:: Written request ::
Drop every picture. Then return, exactly, the lines from the beginning of the listing below through the one containing "const injAt = [6,12,17];".

==================================================

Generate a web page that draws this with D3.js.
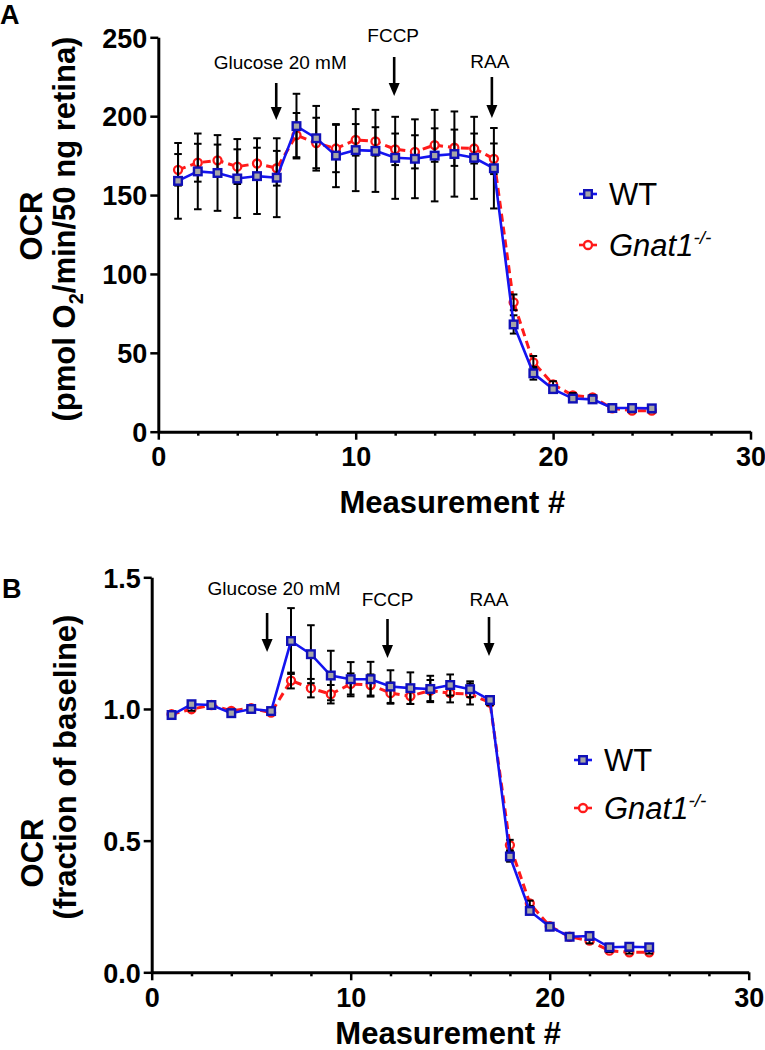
<!DOCTYPE html>
<html><head><meta charset="utf-8">
<script src="https://cdn.jsdelivr.net/npm/d3@7"></script>
<style>
body{margin:0;background:#fff;}
svg{display:block;font-family:"Liberation Sans",Arial,Helvetica,sans-serif;}
</style></head>
<body><svg id="chart" width="765" height="1050"></svg>
<script>
// ---------- data ----------
const measurements = [1,2,3,4,5,6,7,8,9,10,11,12,13,14,15,16,17,18,19,20,21,22,23,24,25];
const seriesNames = ["WT","Gnat1"];

const ocrWT     = [159,165,164,160.5,162,161,193.7,186,175,178.5,178,173.6,173,175,176,173.6,167,68,37,27,21,20.5,15,15,14.8];
const ocrWTErr  = [24,24,24,25,24,25,20.5,20.5,20,26,26,26,25,29,27,26,25.5,5.8,4,2,1.5,1.5,1,1,1];
const ocrKO     = [166,170.5,172,168,170,167,188,183,179.5,185,184,179,177.4,181.7,180,179.5,173,82,44,30,23,21.8,14.8,13.3,13.3];
const ocrKOErr  = [10,12,10,11,10,11,14,16,15,10,9,10,10.5,10.6,11.5,9.5,9.7,5,4,2,1.5,1.5,1,1,1];

const fracWT    = [0.977,1.018,1.015,0.984,1.0,0.992,1.258,1.208,1.127,1.113,1.113,1.085,1.079,1.076,1.091,1.075,1.034,0.44,0.233,0.173,0.135,0.138,0.095,0.097,0.095];
const fracWTErr = [0.005,0.008,0.005,0.008,0.006,0.006,0.125,0.11,0.094,0.065,0.066,0.062,0.06,0.05,0.04,0.03,0.01,0.02,0.01,0.005,0.005,0.015,0.005,0.005,0.005];
const fracKO    = [0.98,0.999,1.015,0.993,1.003,0.986,1.108,1.079,1.056,1.095,1.091,1.06,1.049,1.07,1.06,1.057,1.024,0.483,0.262,0.175,0.135,0.12,0.082,0.076,0.076];
const fracKOErr = [0.005,0.006,0.005,0.005,0.005,0.005,0.03,0.035,0.035,0.04,0.04,0.04,0.03,0.04,0.035,0.04,0.01,0.02,0.01,0.005,0.005,0.01,0.005,0.005,0.005];

const xTicks = [0,10,20,30];
const xMinorTicks = [2,4,6,8,12,14,16,18,22,24,26,28];
const yTicksA = [0,50,100,150,200,250];
const yTicksB = [0,0.5,1.0,1.5];
const injLabels = ["Glucose 20 mM","FCCP","RAA"];
const injAt = [6,12,17];

// ---------- style ----------
const BLUE = "#1414f0", BLUE_DK = "#1010b8", RED = "#ff1a1a", GRAY = "#a6a6a6";
const FONT = "\"Liberation Sans\",Arial,Helvetica,sans-serif";

const svg = d3.select("#chart");

function panel(cfg){
  const g = svg.append("g");
  const x = d3.scaleLinear().domain([0,30]).range([cfg.x0, cfg.x1]);
  const y = d3.scaleLinear().domain(cfg.yDomain).range([cfg.y0, cfg.y1]);

  // axes
  const xa = g.append("g").attr("transform",`translate(0,${cfg.y0})`)
    .call(d3.axisBottom(x).tickValues(xTicks).tickSize(8).tickSizeOuter(0).tickPadding(6).tickFormat(d3.format("d")));
  const xm = g.append("g").attr("transform",`translate(0,${cfg.y0})`)
    .call(d3.axisBottom(x).tickValues(xMinorTicks).tickSize(4).tickSizeOuter(0).tickFormat(""));
  xm.select(".domain").remove();
  const ya = g.append("g").attr("transform",`translate(${cfg.x0},0)`)
    .call(d3.axisLeft(y).tickValues(cfg.yTicks).tickSize(8).tickSizeOuter(0).tickPadding(3).tickFormat(cfg.yFmt));
  [xa,xm,ya].forEach(a=>{
    a.selectAll(".domain").attr("stroke","#000").attr("stroke-width",3);
    a.selectAll(".tick line").attr("stroke","#000").attr("stroke-width",2.5);
    a.selectAll("text").attr("fill","#000").style("font-family",FONT)
      .style("font-size","27px").style("font-weight","bold");
  });
  xa.selectAll(".tick text").attr("dy","0.75em");
  ya.selectAll(".tick text").attr("dy","0.36em");

  // red (Gnat1) line + circles
  const line = d3.line().x((d,i)=>x(measurements[i])).y(d=>y(d));
  g.append("path").datum(cfg.ko).attr("d",line).attr("fill","none")
    .attr("stroke",RED).attr("stroke-width",3).attr("stroke-dasharray","8,5");
  g.append("g").selectAll("circle").data(cfg.ko).join("circle")
    .attr("cx",(d,i)=>x(measurements[i])).attr("cy",d=>y(d)).attr("r",4)
    .attr("fill","#fff").attr("stroke",RED).attr("stroke-width",2.3);

  // error bars
  const eb = g.append("g").attr("stroke","#000").attr("stroke-width",2);
  [[cfg.ko,cfg.koErr],[cfg.wt,cfg.wtErr]].forEach(([v,e])=>{
    v.forEach((d,i)=>{
      const cx = x(measurements[i]), top = y(d+e[i]), bot = y(d-e[i]);
      eb.append("line").attr("x1",cx).attr("x2",cx).attr("y1",top).attr("y2",bot);
      eb.append("line").attr("x1",cx-3.8).attr("x2",cx+3.8).attr("y1",top).attr("y2",top);
      eb.append("line").attr("x1",cx-3.8).attr("x2",cx+3.8).attr("y1",bot).attr("y2",bot);
    });
  });

  // blue (WT) line + squares
  g.append("path").datum(cfg.wt).attr("d",line).attr("fill","none")
    .attr("stroke",BLUE).attr("stroke-width",2.6);
  g.append("g").selectAll("rect").data(cfg.wt).join("rect")
    .attr("x",(d,i)=>x(measurements[i])-3.8).attr("y",d=>y(d)-3.8)
    .attr("width",7.6).attr("height",7.6)
    .attr("fill",GRAY).attr("stroke",BLUE_DK).attr("stroke-width",2.4);

  // injection arrows
  injAt.forEach((m,k)=>{
    const ax = x(m) + cfg.arrowDx[k];
    const a = cfg.arrows[k];
    g.append("line").attr("x1",ax).attr("x2",ax).attr("y1",a[0]).attr("y2",a[1]-10)
      .attr("stroke","#000").attr("stroke-width",2.6);
    g.append("path").attr("d",`M${ax-5.5},${a[1]-13}L${ax+5.5},${a[1]-13}L${ax},${a[1]}Z`).attr("fill","#000");
    g.append("text").attr("x",ax+cfg.textDx[k]).attr("y",a[2]).attr("text-anchor","middle")
      .style("font-family",FONT).style("font-size","19px").attr("fill","#000").text(injLabels[k]);
  });

  // legend
  const lg = g.append("g");
  [0,1].forEach(k=>{
    const ly = cfg.legY[k], lx = cfg.legX;
    lg.append("line").attr("x1",lx-9).attr("x2",lx+9).attr("y1",ly).attr("y2",ly)
      .attr("stroke",k===0?BLUE:RED).attr("stroke-width",2.6);
    if(k===0){
      lg.append("rect").attr("x",lx-3.8).attr("y",ly-3.8).attr("width",7.6).attr("height",7.6)
        .attr("fill",GRAY).attr("stroke",BLUE_DK).attr("stroke-width",2.4);
      lg.append("text").attr("x",lx+21).attr("y",ly+11).style("font-family",FONT)
        .style("font-size","31px").attr("fill","#000").text(seriesNames[0]);
    } else {
      lg.append("circle").attr("cx",lx).attr("cy",ly).attr("r",4)
        .attr("fill","#fff").attr("stroke",RED).attr("stroke-width",2.3);
      const t = lg.append("text").attr("x",lx+21).attr("y",ly+11).style("font-family",FONT)
        .style("font-size","31px").style("font-style","italic").attr("fill","#000");
      t.append("tspan").text(seriesNames[1]);
      t.append("tspan").attr("dy",-12).style("font-size","19px").text("-/-");
    }
  });

  // axis titles
  g.append("text").attr("x",(cfg.x0+cfg.x1)/2 - 2).attr("y",cfg.xTitleY).attr("text-anchor","middle")
    .style("font-family",FONT).style("font-size","31px").style("font-weight","bold").text("Measurement #");
  g.append("text").attr("transform",`translate(${cfg.yT1[0]},${cfg.yT1[1]}) rotate(-90)`)
    .attr("text-anchor","middle").style("font-family",FONT).style("font-size","31px").style("font-weight","bold").text("OCR");
  const t2 = g.append("text").attr("transform",`translate(${cfg.yT2[0]},${cfg.yT2[1]}) rotate(-90)`)
    .attr("text-anchor","middle").style("font-family",FONT).style("font-size","31px").style("font-weight","bold");
  cfg.yTitle2(t2);

  // panel letter
  g.append("text").attr("x",cfg.letter[0]).attr("y",cfg.letter[1])
    .style("font-family",FONT).style("font-size","27px").style("font-weight","bold").text(cfg.letter[2]);
}

panel({
  x0:158.3, x1:750.5, y0:431.7, y1:37.3, yDomain:[0,250], yTicks:yTicksA, yFmt:d3.format("d"),
  wt:ocrWT, wtErr:ocrWTErr, ko:ocrKO, koErr:ocrKOErr,
  arrows:[[83,120,69],[57,96,42],[77,118,68]], arrowDx:[-0.5,-1,-2], textDx:[4,-1,-2],
  legX:588, legY:[194,245],
  xTitleY:513, yT1:[42,226], yT2:[75,229],
  yTitle2:t=>{ t.append("tspan").text("(pmol O");
               t.append("tspan").attr("dy",8).style("font-size","20px").text("2");
               t.append("tspan").attr("dy",-8).text("/min/50 ng retina)"); },
  letter:[0,24,"A"]
});

panel({
  x0:151.7, x1:748.7, y0:972.3, y1:577.3, yDomain:[0,1.5], yTicks:yTicksB, yFmt:d3.format(".1f"),
  wt:fracWT, wtErr:fracWTErr, ko:fracKO, koErr:fracKOErr,
  arrows:[[613,652,595],[619,658,606],[617,656,606]], arrowDx:[-4,-3,-1], textDx:[7,0,0],
  legX:583, legY:[760,808],
  xTitleY:1044, yT1:[43,853], yT2:[76,767],
  yTitle2:t=>{ t.text("(fraction of baseline)"); },
  letter:[2,598,"B"]
});
</script>
</body></html>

==================================================

:: Task answer ::
Generate a web page that draws this with D3.js.
<!DOCTYPE html>
<html><head><meta charset="utf-8">
<script src="https://cdn.jsdelivr.net/npm/d3@7"></script>
<style>
body{margin:0;background:#fff;}
svg{display:block;font-family:"Liberation Sans",Arial,Helvetica,sans-serif;}
</style></head>
<body><svg id="chart" width="765" height="1050"></svg>
<script>
// ---------- data ----------
const measurements = [1,2,3,4,5,6,7,8,9,10,11,12,13,14,15,16,17,18,19,20,21,22,23,24,25];
const seriesNames = ["WT","Gnat1"];

const ocrWT     = [159,165,164,160.5,162,161,193.7,186,175,178.5,178,173.6,173,175,176,173.6,167,68,37,27,21,20.5,15,15,14.8];
const ocrWTErr  = [24,24,24,25,24,25,20.5,20.5,20,26,26,26,25,29,27,26,25.5,5.8,4,2,1.5,1.5,1,1,1];
const ocrKO     = [166,170.5,172,168,170,167,188,183,179.5,185,184,179,177.4,181.7,180,179.5,173,82,44,30,23,21.8,14.8,13.3,13.3];
const ocrKOErr  = [10,12,10,11,10,11,14,16,15,10,9,10,10.5,10.6,11.5,9.5,9.7,5,4,2,1.5,1.5,1,1,1];

const fracWT    = [0.977,1.018,1.015,0.984,1.0,0.992,1.258,1.208,1.127,1.113,1.113,1.085,1.079,1.076,1.091,1.075,1.034,0.44,0.233,0.173,0.135,0.138,0.095,0.097,0.095];
const fracWTErr = [0.005,0.008,0.005,0.008,0.006,0.006,0.125,0.11,0.094,0.065,0.066,0.062,0.06,0.05,0.04,0.03,0.01,0.02,0.01,0.005,0.005,0.015,0.005,0.005,0.005];
const fracKO    = [0.98,0.999,1.015,0.993,1.003,0.986,1.108,1.079,1.056,1.095,1.091,1.06,1.049,1.07,1.06,1.057,1.024,0.483,0.262,0.175,0.135,0.12,0.082,0.076,0.076];
const fracKOErr = [0.005,0.006,0.005,0.005,0.005,0.005,0.03,0.035,0.035,0.04,0.04,0.04,0.03,0.04,0.035,0.04,0.01,0.02,0.01,0.005,0.005,0.01,0.005,0.005,0.005];

const xTicks = [0,10,20,30];
const xMinorTicks = [2,4,6,8,12,14,16,18,22,24,26,28];
const yTicksA = [0,50,100,150,200,250];
const yTicksB = [0,0.5,1.0,1.5];
const injLabels = ["Glucose 20 mM","FCCP","RAA"];
const injAt = [6,12,17];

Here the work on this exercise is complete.